__Set problem__
Locate the string "code" in the records below. Copy every line where it occurs.

Data records
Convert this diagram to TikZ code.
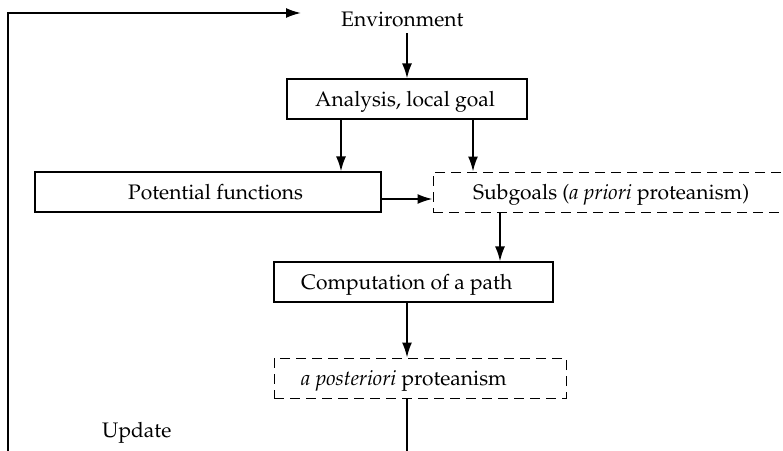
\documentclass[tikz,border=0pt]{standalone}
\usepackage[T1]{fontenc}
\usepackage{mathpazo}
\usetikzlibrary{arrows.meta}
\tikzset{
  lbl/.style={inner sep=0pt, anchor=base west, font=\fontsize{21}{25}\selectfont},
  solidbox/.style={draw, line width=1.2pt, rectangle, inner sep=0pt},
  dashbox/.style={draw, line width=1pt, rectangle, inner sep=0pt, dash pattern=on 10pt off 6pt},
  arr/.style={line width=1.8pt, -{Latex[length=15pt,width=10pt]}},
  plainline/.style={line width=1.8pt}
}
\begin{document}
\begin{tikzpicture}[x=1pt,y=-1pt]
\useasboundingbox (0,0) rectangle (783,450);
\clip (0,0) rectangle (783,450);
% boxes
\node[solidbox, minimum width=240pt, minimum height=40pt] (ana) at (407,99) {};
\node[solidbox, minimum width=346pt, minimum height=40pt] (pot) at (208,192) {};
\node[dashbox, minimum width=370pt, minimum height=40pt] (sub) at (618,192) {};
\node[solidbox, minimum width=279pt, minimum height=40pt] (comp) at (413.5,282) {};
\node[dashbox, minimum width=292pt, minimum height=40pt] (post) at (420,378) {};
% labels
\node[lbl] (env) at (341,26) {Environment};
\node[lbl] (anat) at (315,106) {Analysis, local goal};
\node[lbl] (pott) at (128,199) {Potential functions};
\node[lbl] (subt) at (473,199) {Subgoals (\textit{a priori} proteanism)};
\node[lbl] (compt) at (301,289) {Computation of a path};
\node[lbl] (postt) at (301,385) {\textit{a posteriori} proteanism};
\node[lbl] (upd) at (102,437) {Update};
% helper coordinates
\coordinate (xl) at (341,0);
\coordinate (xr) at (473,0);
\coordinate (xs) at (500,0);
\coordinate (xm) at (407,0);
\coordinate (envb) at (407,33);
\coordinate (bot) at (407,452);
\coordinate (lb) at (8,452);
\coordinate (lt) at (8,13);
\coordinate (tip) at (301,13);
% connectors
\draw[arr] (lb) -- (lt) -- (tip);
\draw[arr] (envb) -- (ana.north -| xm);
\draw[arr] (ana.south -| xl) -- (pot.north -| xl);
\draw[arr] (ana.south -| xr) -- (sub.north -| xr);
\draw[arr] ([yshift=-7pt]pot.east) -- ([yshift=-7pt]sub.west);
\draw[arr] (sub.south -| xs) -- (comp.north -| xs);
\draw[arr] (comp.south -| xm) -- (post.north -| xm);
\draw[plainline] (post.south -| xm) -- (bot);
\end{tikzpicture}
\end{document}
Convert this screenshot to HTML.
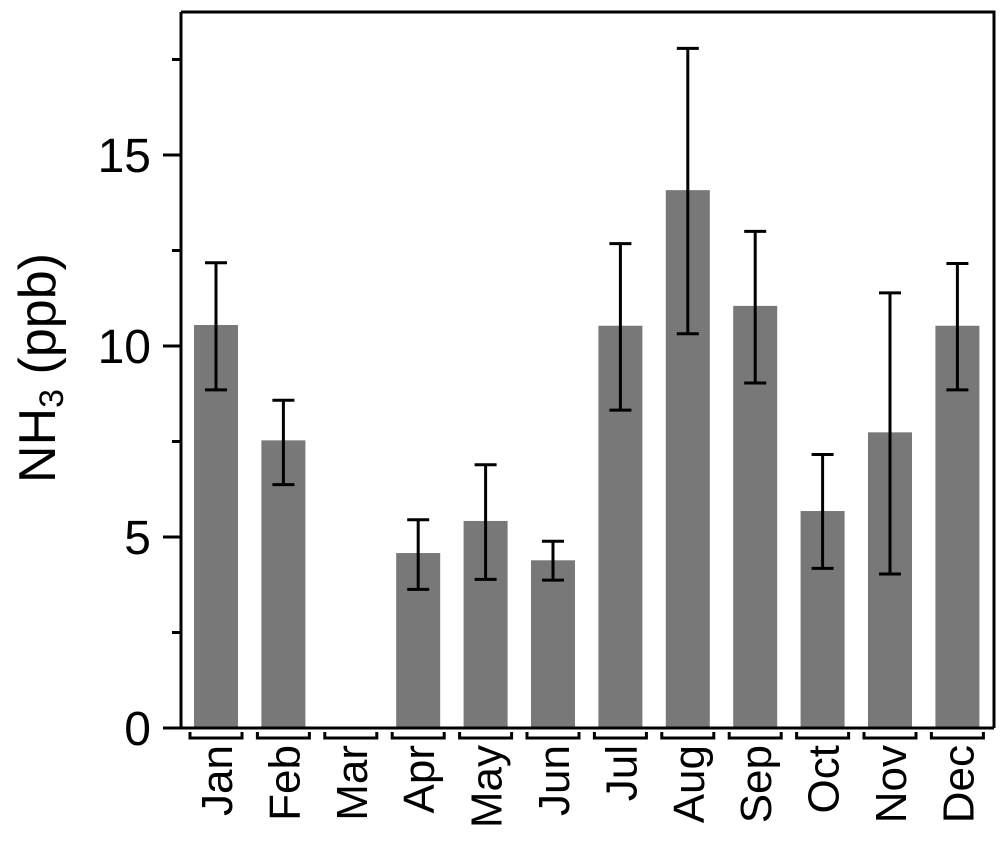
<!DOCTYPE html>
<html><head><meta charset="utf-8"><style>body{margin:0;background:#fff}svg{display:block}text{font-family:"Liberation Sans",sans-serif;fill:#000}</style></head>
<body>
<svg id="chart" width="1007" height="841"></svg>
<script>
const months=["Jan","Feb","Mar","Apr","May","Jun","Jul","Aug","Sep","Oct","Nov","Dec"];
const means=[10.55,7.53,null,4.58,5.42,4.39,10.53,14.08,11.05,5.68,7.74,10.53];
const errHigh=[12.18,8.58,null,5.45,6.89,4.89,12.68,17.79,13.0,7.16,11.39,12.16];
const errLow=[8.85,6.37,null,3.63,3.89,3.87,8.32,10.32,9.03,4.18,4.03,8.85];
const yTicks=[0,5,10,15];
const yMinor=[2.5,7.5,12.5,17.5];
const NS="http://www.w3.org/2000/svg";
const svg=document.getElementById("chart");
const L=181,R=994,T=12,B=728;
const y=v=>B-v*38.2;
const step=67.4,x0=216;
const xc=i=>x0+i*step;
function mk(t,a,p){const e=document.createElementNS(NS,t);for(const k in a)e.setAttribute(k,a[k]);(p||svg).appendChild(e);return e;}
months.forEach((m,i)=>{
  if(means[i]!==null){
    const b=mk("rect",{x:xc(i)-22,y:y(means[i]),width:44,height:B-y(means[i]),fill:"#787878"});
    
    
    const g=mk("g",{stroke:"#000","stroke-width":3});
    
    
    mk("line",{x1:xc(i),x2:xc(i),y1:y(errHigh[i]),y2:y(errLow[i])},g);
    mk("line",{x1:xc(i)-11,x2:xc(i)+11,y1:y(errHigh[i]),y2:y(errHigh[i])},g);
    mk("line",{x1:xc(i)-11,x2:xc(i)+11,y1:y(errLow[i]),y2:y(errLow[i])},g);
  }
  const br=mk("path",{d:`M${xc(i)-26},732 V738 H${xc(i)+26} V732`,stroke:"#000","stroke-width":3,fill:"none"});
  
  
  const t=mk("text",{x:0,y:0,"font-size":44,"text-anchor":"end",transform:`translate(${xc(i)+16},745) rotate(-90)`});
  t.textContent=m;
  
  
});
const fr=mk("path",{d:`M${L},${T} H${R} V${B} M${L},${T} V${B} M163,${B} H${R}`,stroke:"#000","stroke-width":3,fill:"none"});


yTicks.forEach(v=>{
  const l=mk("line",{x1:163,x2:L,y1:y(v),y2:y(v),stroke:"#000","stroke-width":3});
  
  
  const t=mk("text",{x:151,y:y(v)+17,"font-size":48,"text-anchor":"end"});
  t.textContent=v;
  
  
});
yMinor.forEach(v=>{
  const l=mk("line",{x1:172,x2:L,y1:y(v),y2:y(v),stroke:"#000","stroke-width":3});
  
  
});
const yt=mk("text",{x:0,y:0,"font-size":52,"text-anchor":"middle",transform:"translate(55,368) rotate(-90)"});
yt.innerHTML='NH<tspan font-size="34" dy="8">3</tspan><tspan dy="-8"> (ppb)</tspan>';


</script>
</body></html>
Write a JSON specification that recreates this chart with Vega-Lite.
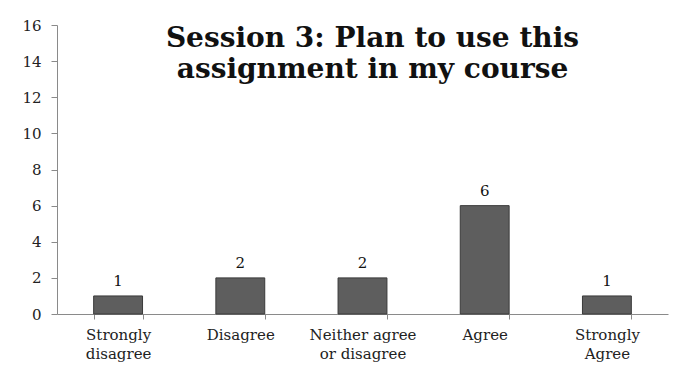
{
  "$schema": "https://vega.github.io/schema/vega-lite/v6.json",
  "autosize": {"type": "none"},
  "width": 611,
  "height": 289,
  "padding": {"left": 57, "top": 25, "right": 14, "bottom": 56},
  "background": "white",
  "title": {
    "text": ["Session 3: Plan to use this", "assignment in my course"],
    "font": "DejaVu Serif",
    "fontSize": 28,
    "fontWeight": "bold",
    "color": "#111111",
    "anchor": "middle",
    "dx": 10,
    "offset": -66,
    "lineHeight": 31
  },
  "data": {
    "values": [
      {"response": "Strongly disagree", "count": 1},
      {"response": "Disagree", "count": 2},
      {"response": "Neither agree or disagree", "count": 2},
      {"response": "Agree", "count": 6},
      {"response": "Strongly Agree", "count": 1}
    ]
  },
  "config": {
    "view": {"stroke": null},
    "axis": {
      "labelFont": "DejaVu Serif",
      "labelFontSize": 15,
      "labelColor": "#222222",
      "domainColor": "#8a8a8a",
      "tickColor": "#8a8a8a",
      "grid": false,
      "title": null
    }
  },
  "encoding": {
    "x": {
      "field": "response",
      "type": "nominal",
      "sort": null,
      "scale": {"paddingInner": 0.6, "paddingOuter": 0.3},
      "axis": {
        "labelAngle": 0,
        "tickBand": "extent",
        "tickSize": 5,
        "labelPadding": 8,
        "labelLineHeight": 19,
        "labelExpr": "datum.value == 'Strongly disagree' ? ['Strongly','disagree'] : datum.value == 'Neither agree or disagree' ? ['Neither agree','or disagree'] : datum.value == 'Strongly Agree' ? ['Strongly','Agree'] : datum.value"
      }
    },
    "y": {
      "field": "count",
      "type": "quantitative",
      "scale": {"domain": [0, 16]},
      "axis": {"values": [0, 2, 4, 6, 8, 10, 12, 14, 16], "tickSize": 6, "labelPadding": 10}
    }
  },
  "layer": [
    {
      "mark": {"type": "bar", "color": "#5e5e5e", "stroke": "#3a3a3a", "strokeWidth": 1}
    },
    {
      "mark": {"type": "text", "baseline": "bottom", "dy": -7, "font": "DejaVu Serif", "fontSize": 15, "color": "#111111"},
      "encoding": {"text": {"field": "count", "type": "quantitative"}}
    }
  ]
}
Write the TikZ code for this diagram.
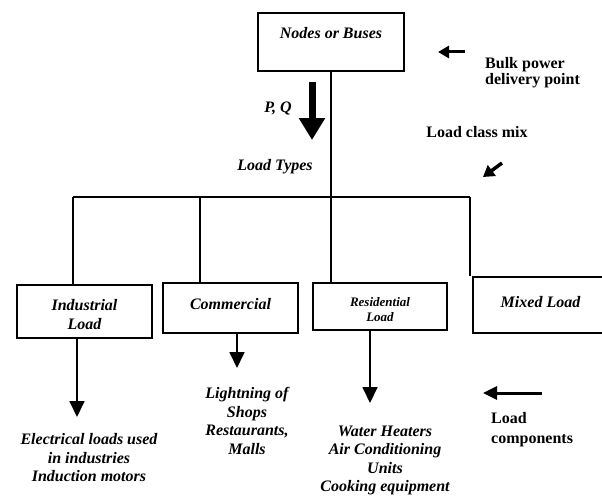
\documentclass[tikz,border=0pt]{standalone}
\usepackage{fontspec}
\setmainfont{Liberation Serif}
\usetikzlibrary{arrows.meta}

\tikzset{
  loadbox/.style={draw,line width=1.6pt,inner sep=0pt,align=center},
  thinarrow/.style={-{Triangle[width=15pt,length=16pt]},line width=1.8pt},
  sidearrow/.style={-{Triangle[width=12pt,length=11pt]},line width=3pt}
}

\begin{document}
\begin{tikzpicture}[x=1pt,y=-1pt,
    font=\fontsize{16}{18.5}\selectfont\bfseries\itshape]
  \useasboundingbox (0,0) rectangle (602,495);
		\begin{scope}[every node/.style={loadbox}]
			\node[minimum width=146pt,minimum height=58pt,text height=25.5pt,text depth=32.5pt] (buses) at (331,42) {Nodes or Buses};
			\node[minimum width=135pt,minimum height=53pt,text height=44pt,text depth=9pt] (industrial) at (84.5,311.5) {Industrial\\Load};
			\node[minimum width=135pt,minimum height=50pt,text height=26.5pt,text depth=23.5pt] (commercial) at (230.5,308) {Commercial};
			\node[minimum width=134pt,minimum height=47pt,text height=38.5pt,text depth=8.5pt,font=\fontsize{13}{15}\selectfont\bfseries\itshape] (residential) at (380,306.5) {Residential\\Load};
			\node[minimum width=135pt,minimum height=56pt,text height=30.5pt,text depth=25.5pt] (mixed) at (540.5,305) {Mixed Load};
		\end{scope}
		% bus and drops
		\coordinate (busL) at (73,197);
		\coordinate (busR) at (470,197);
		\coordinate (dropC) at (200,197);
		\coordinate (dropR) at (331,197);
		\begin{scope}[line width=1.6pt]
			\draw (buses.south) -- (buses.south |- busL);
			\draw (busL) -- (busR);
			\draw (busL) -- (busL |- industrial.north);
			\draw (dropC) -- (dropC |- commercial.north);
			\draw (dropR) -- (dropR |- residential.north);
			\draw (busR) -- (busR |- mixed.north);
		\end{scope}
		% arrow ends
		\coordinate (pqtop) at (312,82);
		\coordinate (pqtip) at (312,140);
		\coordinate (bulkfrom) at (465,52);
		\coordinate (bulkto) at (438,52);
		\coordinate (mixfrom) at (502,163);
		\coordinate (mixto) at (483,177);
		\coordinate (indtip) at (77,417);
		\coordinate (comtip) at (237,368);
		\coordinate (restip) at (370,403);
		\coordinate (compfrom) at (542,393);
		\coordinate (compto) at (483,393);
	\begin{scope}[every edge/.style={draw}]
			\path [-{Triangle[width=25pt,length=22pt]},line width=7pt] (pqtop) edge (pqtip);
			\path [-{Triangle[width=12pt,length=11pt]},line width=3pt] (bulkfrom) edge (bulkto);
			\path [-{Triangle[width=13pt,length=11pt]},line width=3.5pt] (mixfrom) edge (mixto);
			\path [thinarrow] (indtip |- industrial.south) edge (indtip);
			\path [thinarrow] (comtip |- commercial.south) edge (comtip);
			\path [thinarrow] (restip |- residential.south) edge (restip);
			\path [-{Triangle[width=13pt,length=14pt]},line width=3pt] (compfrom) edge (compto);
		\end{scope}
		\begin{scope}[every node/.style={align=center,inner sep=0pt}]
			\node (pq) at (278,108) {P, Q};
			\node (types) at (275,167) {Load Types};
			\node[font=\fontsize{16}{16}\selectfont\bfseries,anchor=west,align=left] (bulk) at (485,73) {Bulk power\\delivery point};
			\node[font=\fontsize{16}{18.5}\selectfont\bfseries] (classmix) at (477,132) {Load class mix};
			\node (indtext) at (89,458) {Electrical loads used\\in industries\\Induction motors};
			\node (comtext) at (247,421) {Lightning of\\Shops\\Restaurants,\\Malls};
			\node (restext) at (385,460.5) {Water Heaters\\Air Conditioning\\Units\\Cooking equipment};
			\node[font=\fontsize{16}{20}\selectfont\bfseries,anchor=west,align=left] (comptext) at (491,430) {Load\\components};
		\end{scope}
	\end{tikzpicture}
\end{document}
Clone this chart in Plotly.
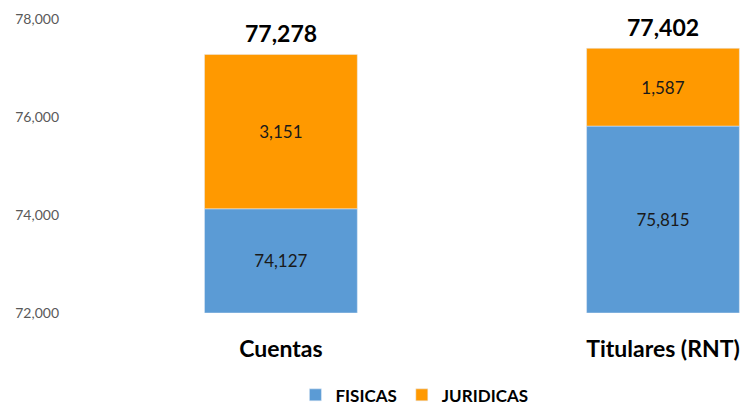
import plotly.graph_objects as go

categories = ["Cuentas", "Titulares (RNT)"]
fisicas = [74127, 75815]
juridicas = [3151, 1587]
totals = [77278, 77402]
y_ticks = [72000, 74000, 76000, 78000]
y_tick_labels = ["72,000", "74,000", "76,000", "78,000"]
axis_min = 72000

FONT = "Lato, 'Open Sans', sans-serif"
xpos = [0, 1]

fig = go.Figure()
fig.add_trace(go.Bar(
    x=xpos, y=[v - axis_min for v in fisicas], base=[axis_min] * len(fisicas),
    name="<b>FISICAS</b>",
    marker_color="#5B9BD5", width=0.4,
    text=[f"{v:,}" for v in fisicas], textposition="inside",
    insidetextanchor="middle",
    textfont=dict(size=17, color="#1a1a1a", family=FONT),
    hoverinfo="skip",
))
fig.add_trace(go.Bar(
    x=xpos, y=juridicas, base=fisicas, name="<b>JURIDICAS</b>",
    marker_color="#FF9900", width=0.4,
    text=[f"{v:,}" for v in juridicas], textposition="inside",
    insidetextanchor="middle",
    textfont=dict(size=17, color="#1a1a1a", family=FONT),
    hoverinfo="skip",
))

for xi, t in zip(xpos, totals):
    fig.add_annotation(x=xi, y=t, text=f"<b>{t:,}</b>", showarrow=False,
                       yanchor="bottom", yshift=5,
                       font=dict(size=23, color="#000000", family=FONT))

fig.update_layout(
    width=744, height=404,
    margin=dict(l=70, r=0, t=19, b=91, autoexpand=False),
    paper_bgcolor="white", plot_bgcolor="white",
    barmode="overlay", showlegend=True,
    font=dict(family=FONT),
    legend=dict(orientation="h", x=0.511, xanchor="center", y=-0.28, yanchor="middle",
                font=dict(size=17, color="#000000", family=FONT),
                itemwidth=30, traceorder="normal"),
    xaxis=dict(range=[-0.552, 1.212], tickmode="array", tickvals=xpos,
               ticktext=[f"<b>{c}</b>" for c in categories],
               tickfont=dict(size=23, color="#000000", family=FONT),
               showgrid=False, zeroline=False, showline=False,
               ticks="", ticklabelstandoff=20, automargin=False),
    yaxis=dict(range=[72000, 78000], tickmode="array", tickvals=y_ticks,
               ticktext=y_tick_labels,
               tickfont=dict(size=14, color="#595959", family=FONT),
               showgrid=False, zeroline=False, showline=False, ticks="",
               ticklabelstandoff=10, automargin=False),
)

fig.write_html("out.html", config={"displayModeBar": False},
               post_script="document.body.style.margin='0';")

__Result__
Convert this diagram to TikZ code.
Write the TikZ code for this diagram.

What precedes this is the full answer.